Retinal detachment is a disorder of the eye in which the retina peels away from its underlying layer of support tissue.

The retina is a thin disc-shaped layer of light-sensitive tissue on the back wall of the eye. Its job is to translate what we see into neural impulses and send them to the brain via the optic nerve. Occasionally, injury or trauma to the eye or head may cause a small tear in the retina, which allows fluid to seep through, and peel it away like a bubble in wallpaper. Detachment is most frequent in the middle-aged or elderly population, and in those with extreme myopia, as their retinas are unusually thin to begin with. Retinal detachment is also an uncommon complication of surgeries such as those used to treat cataracts.

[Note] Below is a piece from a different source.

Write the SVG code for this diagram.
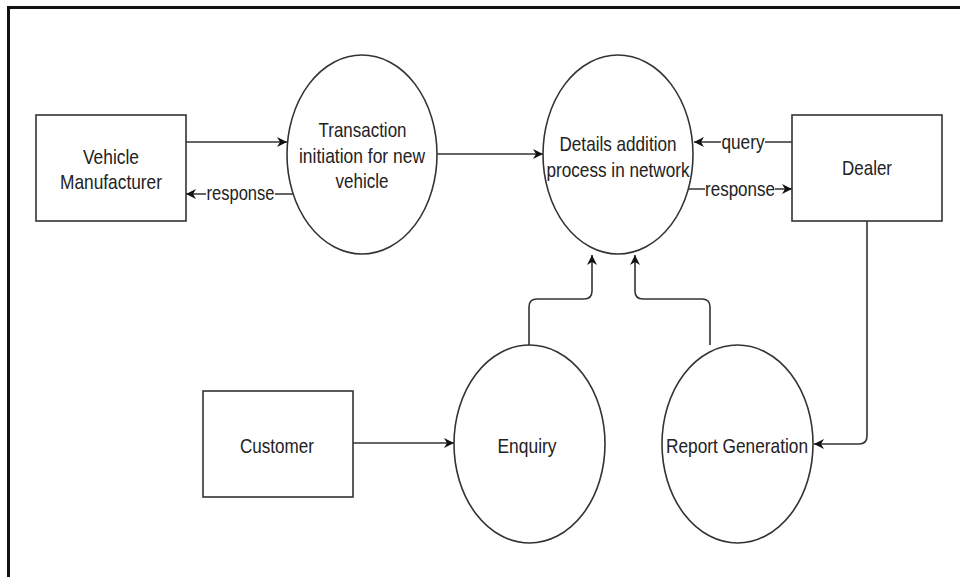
<svg xmlns="http://www.w3.org/2000/svg" width="960" height="577" viewBox="0 0 960 577">
<defs>
<marker id="arr" markerUnits="userSpaceOnUse" markerWidth="12" markerHeight="12" refX="10" refY="6" orient="auto" viewBox="0 0 12 12">
<path d="M0,1 L10,6 L0,11 L3,6 Z" fill="#111"/>
</marker>
<style>
.shape{fill:#fff;stroke:#333;stroke-width:1.6}
.edge{fill:none;stroke:#333;stroke-width:1.6;marker-end:url(#arr)}
.t{font-family:"Liberation Sans",Arial,sans-serif;font-size:21px;fill:#222;text-anchor:middle}
.lbl{font-family:"Liberation Sans",Arial,sans-serif;font-size:20px;fill:#222;text-anchor:middle}
.bg{fill:#fff}
</style>
</defs>
<rect width="960" height="577" fill="#fff"/>
<path d="M8.5,577 V7.5 H960" fill="none" stroke="#111" stroke-width="3"/>

<g id="connectors">
<path class="edge" d="M186,142 H287"/>
<path class="edge" d="M293,194 H186"/>
<path class="edge" d="M437,154 H543"/>
<path class="edge" d="M792,142 H694"/>
<path class="edge" d="M689,189 H792"/>
<path class="edge" d="M353,443 H454"/>
<path class="edge" d="M529,345 V307 Q529,299 537,299 H584 Q592,299 592,291 V255"/>
<path class="edge" d="M710,345 V307 Q710,299 702,299 H643 Q635,299 635,291 V255"/>
<path class="edge" d="M867,221 V436 Q867,444 859,444 H814"/>
<rect class="bg" x="206" y="184" width="69" height="20"/>
<text class="lbl" x="240.5" y="200" textLength="68" lengthAdjust="spacingAndGlyphs">response</text>
<rect class="bg" x="721" y="132" width="44" height="20"/>
<text class="lbl" x="743" y="149" textLength="43" lengthAdjust="spacingAndGlyphs">query</text>
<rect class="bg" x="705" y="179" width="70" height="20"/>
<text class="lbl" x="740" y="196" textLength="70" lengthAdjust="spacingAndGlyphs">response</text>
</g>

<g id="vehicle-manufacturer">
<rect class="shape" x="36" y="115" width="150" height="106"/>
<text class="t" x="111" y="164" textLength="56" lengthAdjust="spacingAndGlyphs">Vehicle</text>
<text class="t" x="111" y="189" textLength="102" lengthAdjust="spacingAndGlyphs">Manufacturer</text>
</g>

<g id="transaction-initiation">
<ellipse class="shape" cx="362" cy="154.5" rx="75" ry="99.5"/>
<text class="t" x="362.5" y="137" textLength="88" lengthAdjust="spacingAndGlyphs">Transaction</text>
<text class="t" x="362" y="163" textLength="126" lengthAdjust="spacingAndGlyphs">initiation for new</text>
<text class="t" x="362" y="188" textLength="53" lengthAdjust="spacingAndGlyphs">vehicle</text>
</g>

<g id="details-addition">
<ellipse class="shape" cx="618" cy="154.5" rx="75" ry="99.5"/>
<text class="t" x="618" y="151" textLength="117" lengthAdjust="spacingAndGlyphs">Details addition</text>
<text class="t" x="618" y="177" textLength="143" lengthAdjust="spacingAndGlyphs">process in network</text>
</g>

<g id="dealer">
<rect class="shape" x="792" y="115" width="150" height="106"/>
<text class="t" x="867" y="175" textLength="50" lengthAdjust="spacingAndGlyphs">Dealer</text>
</g>

<g id="customer">
<rect class="shape" x="203" y="391" width="150" height="106"/>
<text class="t" x="277" y="453" textLength="74" lengthAdjust="spacingAndGlyphs">Customer</text>
</g>

<g id="enquiry">
<ellipse class="shape" cx="529.5" cy="444" rx="75.5" ry="99"/>
<text class="t" x="527" y="453" textLength="59" lengthAdjust="spacingAndGlyphs">Enquiry</text>
</g>

<g id="report-generation">
<ellipse class="shape" cx="737.5" cy="444" rx="75.5" ry="99"/>
<text class="t" x="737" y="453" textLength="142" lengthAdjust="spacingAndGlyphs">Report Generation</text>
</g>
</svg>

People who suffer from retinal detachment usually feel no pain at all. They may experience:

  • severely blurred vision (reduced visual acuity)
  • flashes of light
  • a sudden dramatic increase in the number of floaters
  • the impression that a veil or curtain was drawn over the field of vision
  • straight lines (scale, edge of the wall, road, etc.) that suddenly appear curved (positive [Amsler grid (] test)
  • acute visual loss


There are several ways of treating a detached retina. One way is to inject silicone oil or a gas bubble (pneumatic retinopexy) into the eye to push the retina smoothly back into place. Cryotherapy or laser treatments can then permanently reattach it. If the gas bubble is used, patients may have to keep their heads tilted for several days to more effectively press it against the retina.

Another treatment (a scleral buckle procedure) uses very fine silicone bands that are sewed to the outside of the eyeball so they push the wall of the eye against the detached retina area. The bands do not usually have to be removed.

After treatment, patients gradually regain their vision, although the visual acuity may not be as good as it was prior to the detachment, particularly if the macula was involved in the area of detachment. However, if left untreated, total blindness can occur in a matter of days.